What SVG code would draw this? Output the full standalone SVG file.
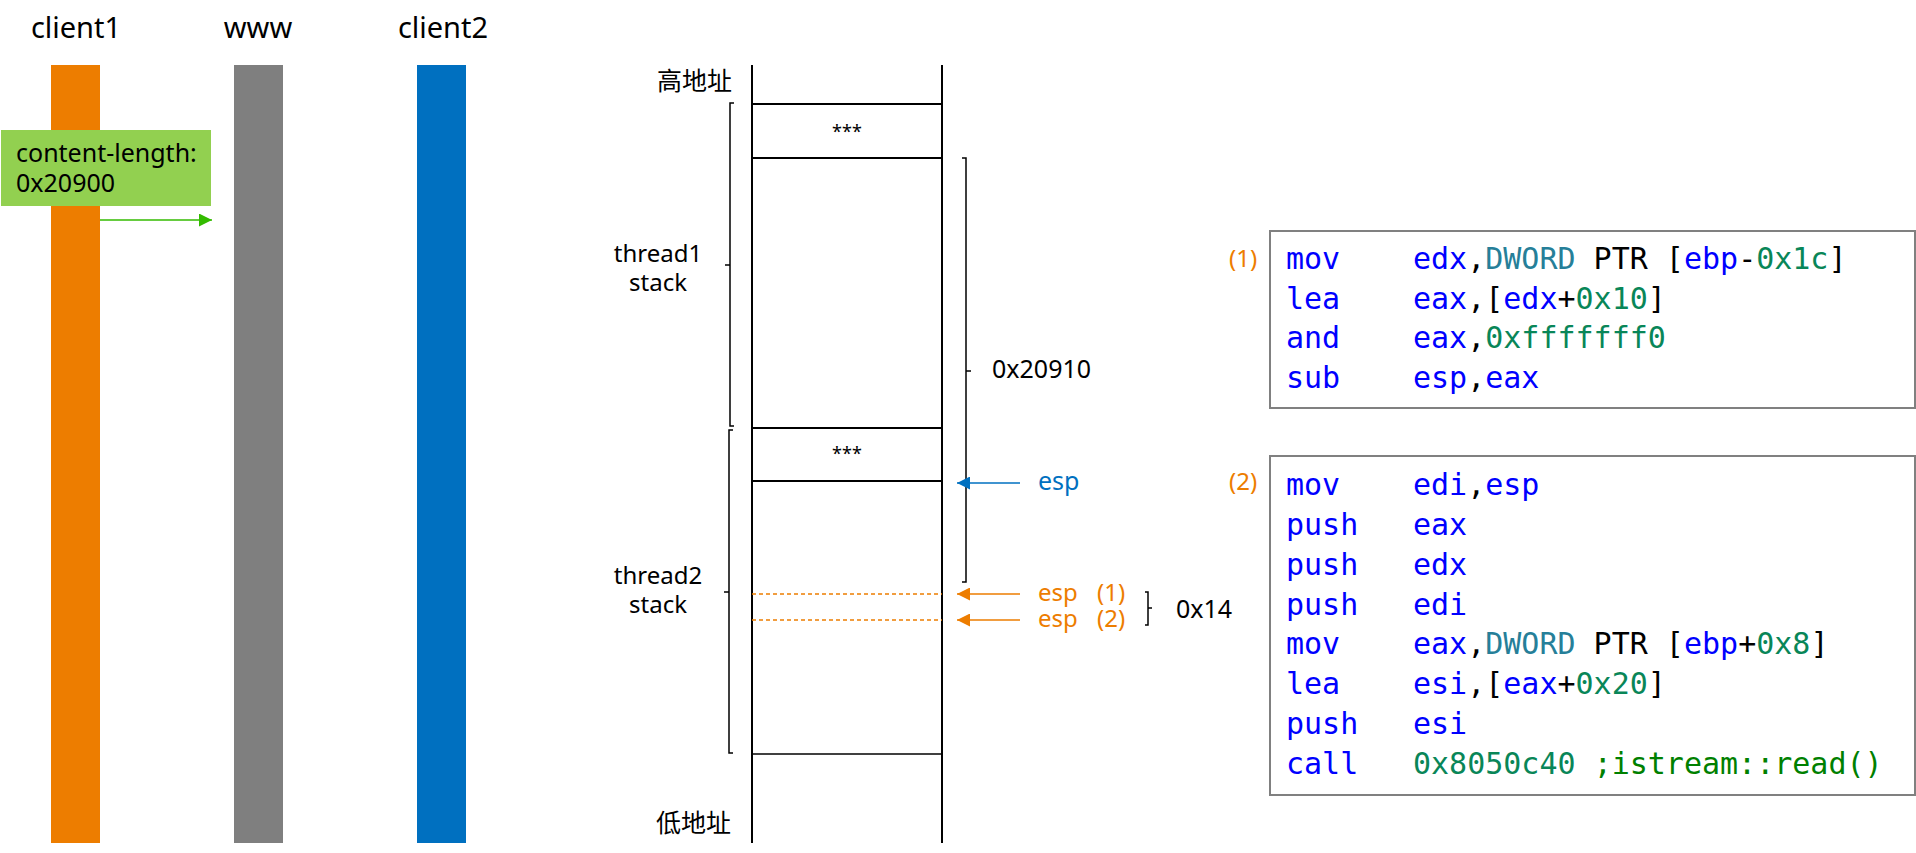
<svg xmlns="http://www.w3.org/2000/svg" width="1916" height="853" viewBox="0 0 1916 853">
<style>
.t{font-family:"Noto Sans","Open Sans","Noto Sans CJK SC",sans-serif;fill:#000}
.cjk{font-family:"Noto Sans CJK SC","Noto Sans",sans-serif;font-size:25px;fill:#000}
.lbl{font-size:24px}
.ttl{font-size:29px}
.code{font-family:"DejaVu Sans Mono","Liberation Mono",monospace;font-size:30px;fill:#000}
.kw{fill:#0000ff}
.ty{fill:#267f99}
.num{fill:#098658}
.cm{fill:#008000}
.org{fill:#ed7d00}
.blu{fill:#0070c0}
.stk{stroke:#000;stroke-width:2;fill:none}
.br{stroke:#000;stroke-width:1.5;fill:none}
.box{fill:#fff;stroke:#808080;stroke-width:2}
</style>
<defs>
<marker id="ahG" markerUnits="userSpaceOnUse" markerWidth="13" markerHeight="13" viewBox="0 0 12 12" refX="12" refY="6" orient="auto"><path d="M0,0L12,6L0,12z" fill="#33bb00"/></marker>
<marker id="ahB" markerUnits="userSpaceOnUse" markerWidth="13" markerHeight="13" viewBox="0 0 12 12" refX="12" refY="6" orient="auto"><path d="M0,0L12,6L0,12z" fill="#0070c0"/></marker>
<marker id="ahO" markerUnits="userSpaceOnUse" markerWidth="13" markerHeight="13" viewBox="0 0 12 12" refX="12" refY="6" orient="auto"><path d="M0,0L12,6L0,12z" fill="#ed7d00"/></marker>
</defs>
<rect width="1916" height="853" fill="#fff"/>

<g id="client1">
<text class="t ttl" x="76" y="38" text-anchor="middle">client1</text>
<rect x="51" y="65" width="49" height="778" fill="#ed7d00"/>
</g>
<g id="www">
<text class="t ttl" x="258" y="38" text-anchor="middle">www</text>
<rect x="234" y="65" width="49" height="778" fill="#7f7f7f"/>
</g>
<g id="client2">
<text class="t ttl" x="443" y="38" text-anchor="middle">client2</text>
<rect x="417" y="65" width="49" height="778" fill="#0070c0"/>
</g>
<g id="content-length">
<rect x="1" y="130" width="210" height="76" fill="#92d050"/>
<text class="t" font-size="25" x="16" y="162">content-length:</text>
<text class="t" font-size="25" x="16" y="192">0x20900</text>
</g>

<g id="stack">
<line class="stk" x1="752" y1="65" x2="752" y2="843"/>
<line class="stk" x1="942" y1="65" x2="942" y2="843"/>
<line class="stk" x1="752" y1="104" x2="942" y2="104"/>
<line class="stk" x1="752" y1="158" x2="942" y2="158"/>
<line class="stk" x1="752" y1="428" x2="942" y2="428"/>
<line class="stk" x1="752" y1="481" x2="942" y2="481"/>
<line stroke="#000" stroke-width="1.5" x1="752" y1="754" x2="942" y2="754"/>
<text class="t" font-size="18" x="847" y="138" text-anchor="middle">***</text>
<text class="t" font-size="18" x="847" y="460" text-anchor="middle">***</text>
<line stroke="#ed7d00" stroke-width="1.3" stroke-dasharray="4 3" x1="752" y1="594" x2="942" y2="594"/>
<line stroke="#ed7d00" stroke-width="1.3" stroke-dasharray="4 3" x1="752" y1="620" x2="942" y2="620"/>
<text class="cjk" x="732" y="90" text-anchor="end">高地址</text>
<text class="cjk" x="731" y="832" text-anchor="end">低地址</text>
</g>

<g id="thread1">
<path class="br" d="M734,103H730V426H734M730,265H725"/>
<text class="t lbl" x="658" y="262" text-anchor="middle">thread1</text>
<text class="t lbl" x="658" y="291" text-anchor="middle">stack</text>
</g>
<g id="thread2">
<path class="br" d="M733,430H729V753H733M729,592H724"/>
<text class="t lbl" x="658" y="584" text-anchor="middle">thread2</text>
<text class="t lbl" x="658" y="613" text-anchor="middle">stack</text>
</g>
<g id="size20910">
<path class="br" d="M962,158H966V582H962M966,371H971"/>
<text class="t" font-size="25" x="992" y="378">0x20910</text>
</g>
<g id="size14">
<path class="br" d="M1145,592H1148V625H1145M1148,608H1152"/>
<text class="t" font-size="25" x="1176" y="618">0x14</text>
</g>

<g id="esp-labels">
<text class="t blu" font-size="25" x="1038" y="490">esp</text>
<text class="t org" font-size="24" x="1038" y="601">esp</text>
<text class="t org" font-size="24" x="1097" y="601">(1)</text>
<text class="t org" font-size="24" x="1038" y="627">esp</text>
<text class="t org" font-size="24" x="1097" y="627">(2)</text>
</g>

<g id="connectors">
<line x1="100" y1="220" x2="212" y2="220" stroke="#33bb00" stroke-width="1.5" marker-end="url(#ahG)"/>
<line x1="1020" y1="483" x2="957" y2="483" stroke="#0070c0" stroke-width="1.3" marker-end="url(#ahB)"/>
<line x1="1020" y1="594" x2="957" y2="594" stroke="#ed7d00" stroke-width="1.3" marker-end="url(#ahO)"/>
<line x1="1020" y1="620" x2="957" y2="620" stroke="#ed7d00" stroke-width="1.3" marker-end="url(#ahO)"/>
</g>

<g id="code1">
<rect class="box" x="1270" y="231" width="645" height="177"/>
<text class="t org" font-size="24" x="1229" y="267">(1)</text>
<text class="code kw" x="1286" y="269">mov</text>
<text class="code" x="1413" y="269" xml:space="preserve"><tspan class="kw">edx</tspan>,<tspan class="ty">DWORD</tspan> PTR [<tspan class="kw">ebp</tspan>-<tspan class="num">0x1c</tspan>]</text>
<text class="code kw" x="1286" y="309">lea</text>
<text class="code" x="1413" y="309" xml:space="preserve"><tspan class="kw">eax</tspan>,[<tspan class="kw">edx</tspan>+<tspan class="num">0x10</tspan>]</text>
<text class="code kw" x="1286" y="348">and</text>
<text class="code" x="1413" y="348" xml:space="preserve"><tspan class="kw">eax</tspan>,<tspan class="num">0xfffffff0</tspan></text>
<text class="code kw" x="1286" y="388">sub</text>
<text class="code" x="1413" y="388" xml:space="preserve"><tspan class="kw">esp</tspan>,<tspan class="kw">eax</tspan></text>
</g>

<g id="code2">
<rect class="box" x="1270" y="456" width="645" height="339"/>
<text class="t org" font-size="24" x="1229" y="490">(2)</text>
<text class="code kw" x="1286" y="495">mov</text>
<text class="code" x="1413" y="495" xml:space="preserve"><tspan class="kw">edi</tspan>,<tspan class="kw">esp</tspan></text>
<text class="code kw" x="1286" y="535">push</text>
<text class="code kw" x="1413" y="535">eax</text>
<text class="code kw" x="1286" y="575">push</text>
<text class="code kw" x="1413" y="575">edx</text>
<text class="code kw" x="1286" y="615">push</text>
<text class="code kw" x="1413" y="615">edi</text>
<text class="code kw" x="1286" y="654">mov</text>
<text class="code" x="1413" y="654" xml:space="preserve"><tspan class="kw">eax</tspan>,<tspan class="ty">DWORD</tspan> PTR [<tspan class="kw">ebp</tspan>+<tspan class="num">0x8</tspan>]</text>
<text class="code kw" x="1286" y="694">lea</text>
<text class="code" x="1413" y="694" xml:space="preserve"><tspan class="kw">esi</tspan>,[<tspan class="kw">eax</tspan>+<tspan class="num">0x20</tspan>]</text>
<text class="code kw" x="1286" y="734">push</text>
<text class="code kw" x="1413" y="734">esi</text>
<text class="code kw" x="1286" y="774">call</text>
<text class="code" x="1413" y="774" xml:space="preserve"><tspan class="num">0x8050c40</tspan> <tspan class="cm">;istream::read()</tspan></text>
</g>
</svg>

* [WHAT YOU NEED TO DO] Print out the lines exactly, skipping any picture.

* [RESULT]
What SVG code would draw this? Output the full standalone SVG file.
<svg xmlns="http://www.w3.org/2000/svg" width="1916" height="853" viewBox="0 0 1916 853">
<style>
.t{font-family:"Noto Sans","Open Sans","Noto Sans CJK SC",sans-serif;fill:#000}
.cjk{font-family:"Noto Sans CJK SC","Noto Sans",sans-serif;font-size:25px;fill:#000}
.lbl{font-size:24px}
.ttl{font-size:29px}
.code{font-family:"DejaVu Sans Mono","Liberation Mono",monospace;font-size:30px;fill:#000}
.kw{fill:#0000ff}
.ty{fill:#267f99}
.num{fill:#098658}
.cm{fill:#008000}
.org{fill:#ed7d00}
.blu{fill:#0070c0}
.stk{stroke:#000;stroke-width:2;fill:none}
.br{stroke:#000;stroke-width:1.5;fill:none}
.box{fill:#fff;stroke:#808080;stroke-width:2}
</style>
<defs>
<marker id="ahG" markerUnits="userSpaceOnUse" markerWidth="13" markerHeight="13" viewBox="0 0 12 12" refX="12" refY="6" orient="auto"><path d="M0,0L12,6L0,12z" fill="#33bb00"/></marker>
<marker id="ahB" markerUnits="userSpaceOnUse" markerWidth="13" markerHeight="13" viewBox="0 0 12 12" refX="12" refY="6" orient="auto"><path d="M0,0L12,6L0,12z" fill="#0070c0"/></marker>
<marker id="ahO" markerUnits="userSpaceOnUse" markerWidth="13" markerHeight="13" viewBox="0 0 12 12" refX="12" refY="6" orient="auto"><path d="M0,0L12,6L0,12z" fill="#ed7d00"/></marker>
</defs>
<rect width="1916" height="853" fill="#fff"/>

<g id="client1">
<text class="t ttl" x="76" y="38" text-anchor="middle">client1</text>
<rect x="51" y="65" width="49" height="778" fill="#ed7d00"/>
</g>
<g id="www">
<text class="t ttl" x="258" y="38" text-anchor="middle">www</text>
<rect x="234" y="65" width="49" height="778" fill="#7f7f7f"/>
</g>
<g id="client2">
<text class="t ttl" x="443" y="38" text-anchor="middle">client2</text>
<rect x="417" y="65" width="49" height="778" fill="#0070c0"/>
</g>
<g id="content-length">
<rect x="1" y="130" width="210" height="76" fill="#92d050"/>
<text class="t" font-size="25" x="16" y="162">content-length:</text>
<text class="t" font-size="25" x="16" y="192">0x20900</text>
</g>

<g id="stack">
<line class="stk" x1="752" y1="65" x2="752" y2="843"/>
<line class="stk" x1="942" y1="65" x2="942" y2="843"/>
<line class="stk" x1="752" y1="104" x2="942" y2="104"/>
<line class="stk" x1="752" y1="158" x2="942" y2="158"/>
<line class="stk" x1="752" y1="428" x2="942" y2="428"/>
<line class="stk" x1="752" y1="481" x2="942" y2="481"/>
<line stroke="#000" stroke-width="1.5" x1="752" y1="754" x2="942" y2="754"/>
<text class="t" font-size="18" x="847" y="138" text-anchor="middle">***</text>
<text class="t" font-size="18" x="847" y="460" text-anchor="middle">***</text>
<line stroke="#ed7d00" stroke-width="1.3" stroke-dasharray="4 3" x1="752" y1="594" x2="942" y2="594"/>
<line stroke="#ed7d00" stroke-width="1.3" stroke-dasharray="4 3" x1="752" y1="620" x2="942" y2="620"/>
<text class="cjk" x="732" y="90" text-anchor="end">高地址</text>
<text class="cjk" x="731" y="832" text-anchor="end">低地址</text>
</g>

<g id="thread1">
<path class="br" d="M734,103H730V426H734M730,265H725"/>
<text class="t lbl" x="658" y="262" text-anchor="middle">thread1</text>
<text class="t lbl" x="658" y="291" text-anchor="middle">stack</text>
</g>
<g id="thread2">
<path class="br" d="M733,430H729V753H733M729,592H724"/>
<text class="t lbl" x="658" y="584" text-anchor="middle">thread2</text>
<text class="t lbl" x="658" y="613" text-anchor="middle">stack</text>
</g>
<g id="size20910">
<path class="br" d="M962,158H966V582H962M966,371H971"/>
<text class="t" font-size="25" x="992" y="378">0x20910</text>
</g>
<g id="size14">
<path class="br" d="M1145,592H1148V625H1145M1148,608H1152"/>
<text class="t" font-size="25" x="1176" y="618">0x14</text>
</g>

<g id="esp-labels">
<text class="t blu" font-size="25" x="1038" y="490">esp</text>
<text class="t org" font-size="24" x="1038" y="601">esp</text>
<text class="t org" font-size="24" x="1097" y="601">(1)</text>
<text class="t org" font-size="24" x="1038" y="627">esp</text>
<text class="t org" font-size="24" x="1097" y="627">(2)</text>
</g>

<g id="connectors">
<line x1="100" y1="220" x2="212" y2="220" stroke="#33bb00" stroke-width="1.5" marker-end="url(#ahG)"/>
<line x1="1020" y1="483" x2="957" y2="483" stroke="#0070c0" stroke-width="1.3" marker-end="url(#ahB)"/>
<line x1="1020" y1="594" x2="957" y2="594" stroke="#ed7d00" stroke-width="1.3" marker-end="url(#ahO)"/>
<line x1="1020" y1="620" x2="957" y2="620" stroke="#ed7d00" stroke-width="1.3" marker-end="url(#ahO)"/>
</g>

<g id="code1">
<rect class="box" x="1270" y="231" width="645" height="177"/>
<text class="t org" font-size="24" x="1229" y="267">(1)</text>
<text class="code kw" x="1286" y="269">mov</text>
<text class="code" x="1413" y="269" xml:space="preserve"><tspan class="kw">edx</tspan>,<tspan class="ty">DWORD</tspan> PTR [<tspan class="kw">ebp</tspan>-<tspan class="num">0x1c</tspan>]</text>
<text class="code kw" x="1286" y="309">lea</text>
<text class="code" x="1413" y="309" xml:space="preserve"><tspan class="kw">eax</tspan>,[<tspan class="kw">edx</tspan>+<tspan class="num">0x10</tspan>]</text>
<text class="code kw" x="1286" y="348">and</text>
<text class="code" x="1413" y="348" xml:space="preserve"><tspan class="kw">eax</tspan>,<tspan class="num">0xfffffff0</tspan></text>
<text class="code kw" x="1286" y="388">sub</text>
<text class="code" x="1413" y="388" xml:space="preserve"><tspan class="kw">esp</tspan>,<tspan class="kw">eax</tspan></text>
</g>

<g id="code2">
<rect class="box" x="1270" y="456" width="645" height="339"/>
<text class="t org" font-size="24" x="1229" y="490">(2)</text>
<text class="code kw" x="1286" y="495">mov</text>
<text class="code" x="1413" y="495" xml:space="preserve"><tspan class="kw">edi</tspan>,<tspan class="kw">esp</tspan></text>
<text class="code kw" x="1286" y="535">push</text>
<text class="code kw" x="1413" y="535">eax</text>
<text class="code kw" x="1286" y="575">push</text>
<text class="code kw" x="1413" y="575">edx</text>
<text class="code kw" x="1286" y="615">push</text>
<text class="code kw" x="1413" y="615">edi</text>
<text class="code kw" x="1286" y="654">mov</text>
<text class="code" x="1413" y="654" xml:space="preserve"><tspan class="kw">eax</tspan>,<tspan class="ty">DWORD</tspan> PTR [<tspan class="kw">ebp</tspan>+<tspan class="num">0x8</tspan>]</text>
<text class="code kw" x="1286" y="694">lea</text>
<text class="code" x="1413" y="694" xml:space="preserve"><tspan class="kw">esi</tspan>,[<tspan class="kw">eax</tspan>+<tspan class="num">0x20</tspan>]</text>
<text class="code kw" x="1286" y="734">push</text>
<text class="code kw" x="1413" y="734">esi</text>
<text class="code kw" x="1286" y="774">call</text>
<text class="code" x="1413" y="774" xml:space="preserve"><tspan class="num">0x8050c40</tspan> <tspan class="cm">;istream::read()</tspan></text>
</g>
</svg>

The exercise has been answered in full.